* _AIM OF THE EXERCISE_
Skip the pictures. Set down, word for word, the lines from the start of the material up to and including the line with "1.99, 2.09, 2.18]".

* _DATA_
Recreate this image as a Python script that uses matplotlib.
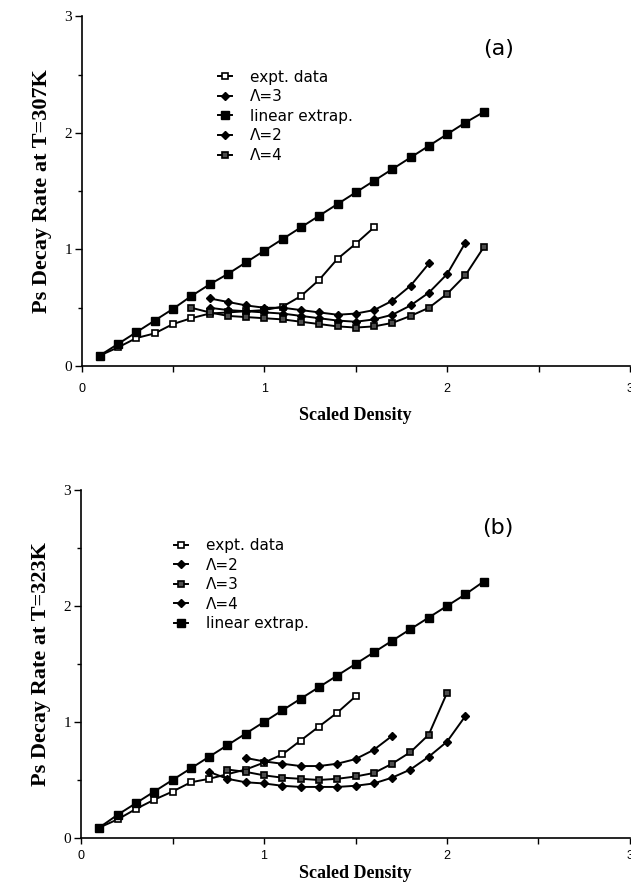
import matplotlib
matplotlib.use('Agg')
import matplotlib.pyplot as plt
from matplotlib.ticker import MultipleLocator

# ---- panel (a): T=307K ----
x_lin_a = [0.1, 0.2, 0.3, 0.4, 0.5, 0.6, 0.7, 0.8, 0.9, 1.0, 1.1,
           1.2, 1.3, 1.4, 1.5, 1.6, 1.7, 1.8, 1.9, 2.0, 2.1, 2.2]
y_lin_a = [0.09, 0.19, 0.29, 0.39, 0.49, 0.60, 0.70, 0.79, 0.89, 0.99, 1.09,
           1.19, 1.29, 1.39, 1.49, 1.59, 1.69, 1.79, 1.89, 1.99, 2.09, 2.18]

x_exp_a = [0.1, 0.2, 0.3, 0.4, 0.5, 0.6, 0.7, 0.8, 0.9, 1.0, 1.1, 1.2, 1.3, 1.4, 1.5, 1.6]
y_exp_a = [0.09, 0.16, 0.24, 0.28, 0.36, 0.41, 0.45, 0.46, 0.47, 0.48, 0.51, 0.60, 0.74, 0.92, 1.05, 1.19]

x_l2_a = [0.7, 0.8, 0.9, 1.0, 1.1, 1.2, 1.3, 1.4, 1.5, 1.6, 1.7, 1.8, 1.9]
y_l2_a = [0.58, 0.55, 0.52, 0.50, 0.50, 0.48, 0.46, 0.44, 0.45, 0.48, 0.56, 0.69, 0.88]

x_l3_a = [0.7, 0.8, 0.9, 1.0, 1.1, 1.2, 1.3, 1.4, 1.5, 1.6, 1.7, 1.8, 1.9, 2.0, 2.1]
y_l3_a = [0.50, 0.48, 0.47, 0.46, 0.45, 0.43, 0.41, 0.39, 0.38, 0.40, 0.44, 0.52, 0.63, 0.79, 1.06]

x_l4_a = [0.6, 0.7, 0.8, 0.9, 1.0, 1.1, 1.2, 1.3, 1.4, 1.5, 1.6, 1.7, 1.8, 1.9, 2.0, 2.1, 2.2]
y_l4_a = [0.50, 0.46, 0.43, 0.42, 0.41, 0.40, 0.38, 0.36, 0.34, 0.33, 0.34, 0.37, 0.43, 0.50, 0.62, 0.78, 1.02]

# ---- panel (b): T=323K ----
x_lin_b = [0.1, 0.2, 0.3, 0.4, 0.5, 0.6, 0.7, 0.8, 0.9, 1.0, 1.1,
           1.2, 1.3, 1.4, 1.5, 1.6, 1.7, 1.8, 1.9, 2.0, 2.1, 2.2]
y_lin_b = [0.09, 0.20, 0.30, 0.40, 0.50, 0.60, 0.70, 0.80, 0.90, 1.00, 1.10,
           1.20, 1.30, 1.40, 1.50, 1.60, 1.70, 1.80, 1.90, 2.00, 2.10, 2.21]

x_exp_b = [0.1, 0.2, 0.3, 0.4, 0.5, 0.6, 0.7, 0.8, 0.9, 1.0, 1.1, 1.2, 1.3, 1.4, 1.5]
y_exp_b = [0.09, 0.16, 0.25, 0.33, 0.40, 0.48, 0.51, 0.55, 0.59, 0.65, 0.72, 0.84, 0.96, 1.08, 1.22]

x_l2_b = [0.9, 1.0, 1.1, 1.2, 1.3, 1.4, 1.5, 1.6, 1.7]
y_l2_b = [0.69, 0.66, 0.64, 0.62, 0.62, 0.64, 0.68, 0.76, 0.88]

x_l3_b = [0.8, 0.9, 1.0, 1.1, 1.2, 1.3, 1.4, 1.5, 1.6, 1.7, 1.8, 1.9, 2.0]
y_l3_b = [0.59, 0.57, 0.54, 0.52, 0.51, 0.50, 0.51, 0.53, 0.56, 0.64, 0.74, 0.89, 1.25]

x_l4_b = [0.7, 0.8, 0.9, 1.0, 1.1, 1.2, 1.3, 1.4, 1.5, 1.6, 1.7, 1.8, 1.9, 2.0, 2.1]
y_l4_b = [0.57, 0.51, 0.48, 0.47, 0.45, 0.44, 0.44, 0.44, 0.45, 0.47, 0.52, 0.59, 0.70, 0.83, 1.05]

SERIF = 'Liberation Serif'
SANS = 'DejaVu Sans'

# marker styles
sty_exp = dict(marker='s', ms=5, mfc='white', mec='black', mew=1.2)
sty_lin = dict(marker='s', ms=5.5, mfc='black', mec='black')
sty_dia = dict(marker='D', ms=4, mfc='black', mec='black')
sty_sq = dict(marker='s', ms=5, mfc='0.3', mec='black', mew=1.2)
line_kw = dict(color='black', lw=1.4)

fig = plt.figure(figsize=(6.31, 8.86), dpi=100)
ax_a = fig.add_axes([0.1292, 0.5869, 0.8693, 0.3945])
ax_b = fig.add_axes([0.1284, 0.0542, 0.8700, 0.3928])


def style_axes(ax, ylab, tickpad, xlabpad):
    ax.set_xlim(0, 3)
    ax.set_ylim(0, 3)
    for s in ['top', 'right']:
        ax.spines[s].set_visible(False)
    ax.spines['left'].set_linewidth(1.2)
    ax.spines['bottom'].set_linewidth(1.2)
    ax.xaxis.set_major_locator(MultipleLocator(1))
    ax.xaxis.set_minor_locator(MultipleLocator(0.5))
    ax.yaxis.set_major_locator(MultipleLocator(1))
    ax.yaxis.set_minor_locator(MultipleLocator(0.5))
    ax.tick_params(axis='x', which='both', direction='out', length=4, width=1, pad=tickpad)
    ax.tick_params(axis='y', which='major', direction='out', length=5, width=1, pad=2)
    ax.tick_params(axis='y', which='minor', direction='out', length=3, width=1)
    for t in ax.get_xticklabels():
        t.set_fontfamily('Liberation Sans')
        t.set_fontsize(9)
    for t in ax.get_yticklabels():
        t.set_fontfamily(SERIF)
        t.set_fontsize(11)
    ax.set_xlabel('Scaled Density', fontfamily=SERIF, fontweight='bold', fontsize=13, labelpad=xlabpad)
    ax.set_ylabel(ylab, fontfamily=SERIF, fontweight='bold', fontsize=16, labelpad=9)


leg_kw = dict(loc='upper left', frameon=False, prop={'family': SANS, 'size': 11},
              handlelength=0.9, handletextpad=1.2, labelspacing=0.3,
              borderpad=0, borderaxespad=0)

# panel (a)
h_exp, = ax_a.plot(x_exp_a, y_exp_a, **line_kw, **sty_exp)
h_l3, = ax_a.plot(x_l3_a, y_l3_a, **line_kw, **sty_dia)
h_lin, = ax_a.plot(x_lin_a, y_lin_a, **line_kw, **sty_lin)
h_l2, = ax_a.plot(x_l2_a, y_l2_a, **line_kw, **sty_dia)
h_l4, = ax_a.plot(x_l4_a, y_l4_a, **line_kw, **sty_sq)
style_axes(ax_a, 'Ps Decay Rate at T=307K', tickpad=8, xlabpad=9)
ax_a.legend([h_exp, h_l3, h_lin, h_l2, h_l4],
            ['expt. data', 'Λ=3', 'linear extrap.', 'Λ=2', 'Λ=4'],
            bbox_to_anchor=(0.249, 0.848), **leg_kw)
ax_a.text(2.28, 2.72, '(a)', fontfamily=SANS, fontsize=16, ha='center', va='center')

# panel (b)
g_exp, = ax_b.plot(x_exp_b, y_exp_b, **line_kw, **sty_exp)
g_l2, = ax_b.plot(x_l2_b, y_l2_b, **line_kw, **sty_dia)
g_l3, = ax_b.plot(x_l3_b, y_l3_b, **line_kw, **sty_sq)
g_l4, = ax_b.plot(x_l4_b, y_l4_b, **line_kw, **sty_dia)
g_lin, = ax_b.plot(x_lin_b, y_lin_b, **line_kw, **sty_lin)
style_axes(ax_b, 'Ps Decay Rate at T=323K', tickpad=5, xlabpad=2)
ax_b.legend([g_exp, g_l2, g_l3, g_l4, g_lin],
            ['expt. data', 'Λ=2', 'Λ=3', 'Λ=4', 'linear extrap.'],
            bbox_to_anchor=(0.169, 0.862), **leg_kw)
ax_b.text(2.28, 2.67, '(b)', fontfamily=SANS, fontsize=16, ha='center', va='center')

fig.savefig('out.png', dpi=100)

* _FINISHED TASK_
Recreate this image as a Python script that uses matplotlib.
import matplotlib
matplotlib.use('Agg')
import matplotlib.pyplot as plt
from matplotlib.ticker import MultipleLocator

# ---- panel (a): T=307K ----
x_lin_a = [0.1, 0.2, 0.3, 0.4, 0.5, 0.6, 0.7, 0.8, 0.9, 1.0, 1.1,
           1.2, 1.3, 1.4, 1.5, 1.6, 1.7, 1.8, 1.9, 2.0, 2.1, 2.2]
y_lin_a = [0.09, 0.19, 0.29, 0.39, 0.49, 0.60, 0.70, 0.79, 0.89, 0.99, 1.09,
           1.19, 1.29, 1.39, 1.49, 1.59, 1.69, 1.79, 1.89, 1.99, 2.09, 2.18]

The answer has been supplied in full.